The widespread usage of terms such as ‘microbiome-friendly’ are “inaccurately representing the complexity of the microbiome”. [Getty Images] The widespread usage of terms such as ‘microbiome-friendly’ are "inaccurately representing the complexity of the microbiome”, says the chief executive of a microbiome testing company.
The term is widely used in the beauty and personal care industry across various categories from facial care to hair care to oral care.
It often refers to products that are designed to support, maintain, or enhance the health and balance of the microbiome.
‘Microbiome-friendly’ and terms like it have become so watered down that Sequential, a clinical microbiome research and testing company, now avoids using them.
“We tend not to use microbiome-friendly because it’s been almost drowned out by all the noise,” said Oliver Worsley, co-founder and CEO of Sequential.
The UK-Singapore headquartered company now worries that there is a risk that these terms are misleading consumers.
Making matters worse is that there is a lack of comprehensive regulation, which can only increase the risk of deceptive marketing practices.
In fact, there have already been companies that have fallen afoul of such marketing methods.
In 2021, a complaint was filed in the US against consumer goods giant Unilever for marketing a Dove body wash as being ‘microbiome gentle’.
Certifications: A necessity?
In the absence of regulations and guidelines, the need for clinical testing comes to the fore.
Worsley emphasised the importance of testing methodologies as the microbiome is an intricate world.
“And there are a lot of in vitro companies that do testing on cells.

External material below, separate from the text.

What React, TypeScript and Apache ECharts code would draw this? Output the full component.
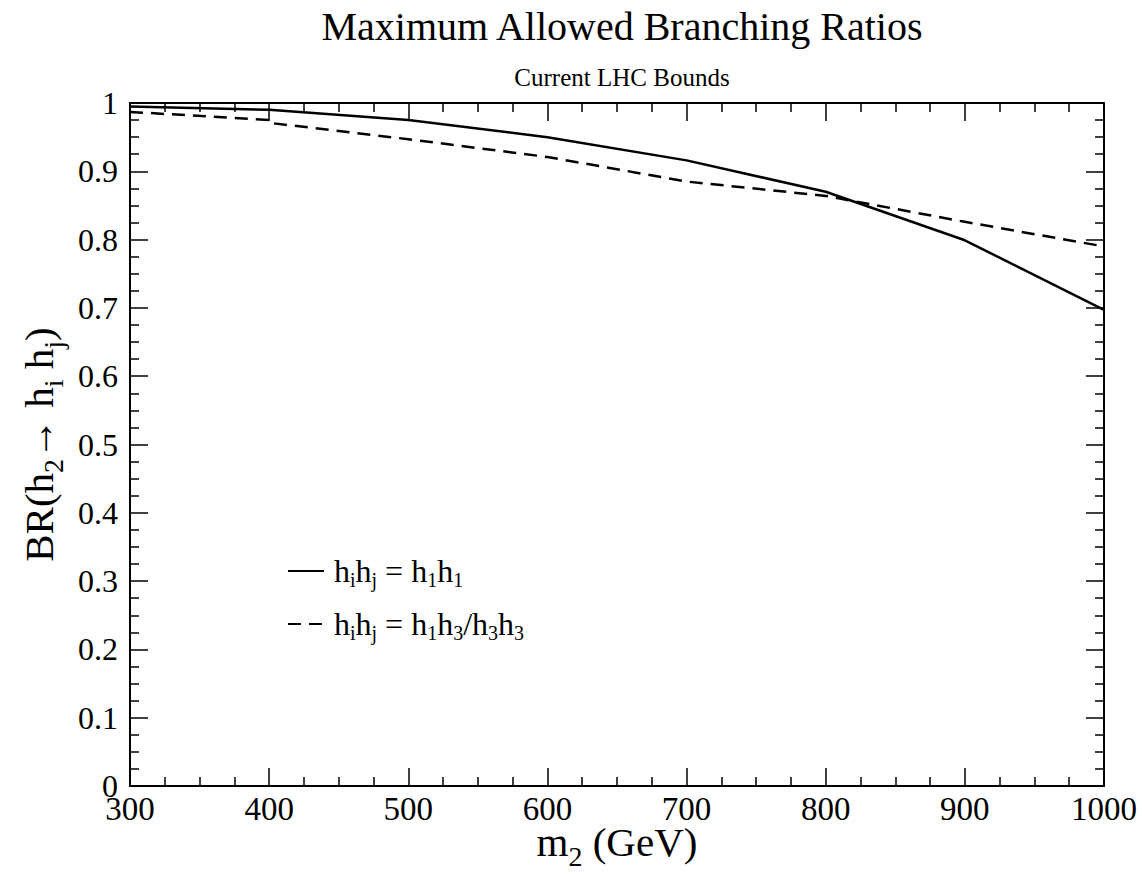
import React, { useEffect, useRef } from "react";
import * as echarts from "echarts";

const massX = [300, 400, 400, 500, 600, 700, 800, 900, 1000];
const solidMass = [300, 400, 500, 600, 700, 800, 900, 1000];
const solidBR = [0.995, 0.99, 0.975, 0.95, 0.916, 0.87, 0.799, 0.697];
const dashedBR = [0.987, 0.975, 0.971, 0.947, 0.921, 0.885, 0.864, 0.826, 0.79];
const seriesNames = ["h1h1", "h1h3h3h3"];

const FONT = "'Liberation Serif', 'Times New Roman', serif";

const subRich = (size: number, subSize: number, pad: number) => ({
  m: { fontSize: size, fontFamily: FONT, color: "#000", lineHeight: size },
  s: {
    fontSize: subSize,
    fontFamily: FONT,
    color: "#000",
    lineHeight: subSize,
    padding: [pad, 0, 0, 0],
  },
});

export default function App() {
  const ref = useRef<HTMLDivElement>(null);
  useEffect(() => {
    if (!ref.current) return;
    const chart = echarts.init(ref.current, undefined, { renderer: "svg" });
    const axisCommon = {
      axisLine: { show: true, onZero: false, lineStyle: { color: "#000", width: 2 } },
      axisTick: { show: true, inside: true, length: 18, lineStyle: { color: "#000", width: 1.5 } },
      minorTick: { show: true, splitNumber: 4, length: 9, lineStyle: { color: "#000", width: 1.5 } },
      splitLine: { show: false },
    };
    chart.setOption({
      animation: false,
      backgroundColor: "#fff",
      title: {
        left: 617,
        textAlign: "center",
        top: 1,
        text: "Maximum Allowed Branching Ratios",
        subtext: "Current LHC Bounds",
        itemGap: 19,
        textStyle: { fontFamily: FONT, fontSize: 40, fontWeight: "normal", color: "#000" },
        subtextStyle: { fontFamily: FONT, fontSize: 25, color: "#000" },
      },
      grid: { left: 130, right: 38, top: 103, bottom: 88, outerBoundsMode: "none", containLabel: false },
      legend: {
        orient: "vertical",
        left: 282,
        top: 547,
        itemGap: 15,
        itemWidth: 36,
        itemHeight: 14,
        data: seriesNames,
        itemStyle: { color: "rgba(0,0,0,0)", borderColor: "rgba(0,0,0,0)", borderWidth: 0, opacity: 0 },
        formatter: (name: string) =>
          name === "h1h1"
            ? "{m|h}{s|i}{m|h}{s|j}{m| = h}{s|1}{m|h}{s|1}"
            : "{m|h}{s|i}{m|h}{s|j}{m| = h}{s|1}{m|h}{s|3}{m|/h}{s|3}{m|h}{s|3}",
        textStyle: { padding: [0, 0, 0, 5], rich: subRich(32, 20, 18) },
      },
      xAxis: [
        {
          type: "value",
          min: 300,
          max: 1000,
          interval: 100,
          position: "bottom",
          ...axisCommon,
          axisLabel: { fontFamily: FONT, fontSize: 33, color: "#000", margin: 6, formatter: (v: number) => String(v) },
          name: "{m|m}{s|2}{m| (GeV)}",
          nameLocation: "middle",
          nameGap: 35,
          nameMoveOverlap: false,
          nameTextStyle: { rich: subRich(41, 28, 30) },
        },
        {
          type: "value",
          min: 300,
          max: 1000,
          interval: 100,
          position: "top",
          ...axisCommon,
          axisLabel: { show: false },
        },
      ],
      yAxis: [
        {
          type: "value",
          min: 0,
          max: 1,
          interval: 0.1,
          position: "left",
          ...axisCommon,
          axisLabel: {
            fontFamily: FONT,
            fontSize: 32,
            color: "#000",
            margin: 12,
            formatter: (v: number) => (v === 0 || v === 1 ? String(v) : v.toFixed(1)),
          },
          name: "{m|BR(h}{s|2}{m|→ h}{s|i}{m| h}{s|j}{m|)}",
          nameLocation: "middle",
          nameGap: 71,
          nameMoveOverlap: false,
          nameTextStyle: { rich: subRich(41, 28, 30) },
        },
        {
          type: "value",
          min: 0,
          max: 1,
          interval: 0.1,
          position: "right",
          ...axisCommon,
          axisLabel: { show: false },
        },
      ],
      series: [
        {
          name: seriesNames[0],
          type: "line",
          symbol: "none",
          data: solidMass.map((m, i) => [m, solidBR[i]]),
          lineStyle: { color: "#000", width: 2.5, type: "solid" },
          itemStyle: { color: "#000" },
        },
        {
          name: seriesNames[1],
          type: "line",
          symbol: "none",
          data: massX.map((m, i) => [m, dashedBR[i]]),
          lineStyle: { color: "#000", width: 2.5, type: [13, 8] },
          itemStyle: { color: "#000" },
        },
      ],
    });
    return () => chart.dispose();
  }, []);
  return (
    <div
      ref={ref}
      style={{ position: "fixed", left: 0, top: 0, width: 1142, height: 874 }}
    />
  );
}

They test on a few different bacteria in dishes, and they say if the product isn’t changing them significantly, the product should be beneficial for the skin microbiome. But we know as a team of scientists that in vitro tests, don’t very often, if at all, correlate to what’s happening in the human body. So that’s particularly true of the microbiome because it’s so complex.
“We typically look at 20 key microbes on the skin, and we calculate the genome copy number, which just means we’re calculating the absolute number that’s there on the skin. We’re not calculating a percentage relative abundance, this is how it’s known in the sequencing world. We calculate the quantification, which gives us more confidence and quality that the data we’re giving is the exact number of bacteria on the skin.”
Furthermore, testing allows brands to explore more in-depth claims beyond ‘microbiome-friendly’.
“We like to think that there are a lot more claims that can be made outside of this ‘microbiome-friendly’ claim. In addition to what I’ve just explained, we also calculate functional change. We basically take all of the microbial changes that have occurred during the product test, and then with our database of now over 20,000 microbiome samples, we can predict a level of pathway analysis, which just means what does this change do to the human skin.”
Worsley said that Sequential was able to predict how changes in skin microbes affect skin function, which is more insightful than just identifying the microbes present.
It can identify beneficial and harmful microbial strains and measure changes such as skin hydration, barrier function, and elasticity.
“It’s still early in research, but we have some understanding about how microbes are reflecting that change. And so can we do more to have an effect on those microbes that could have an even more beneficial effect on the skin,” said Worsley.
“These are the types of things that a clinical study can do. And this is why its important for us that a certification includes this level of detail. If regulators become stricter, they need to see good clinical data so it gives the regulators satisfaction that we’ve done enough results for the client.”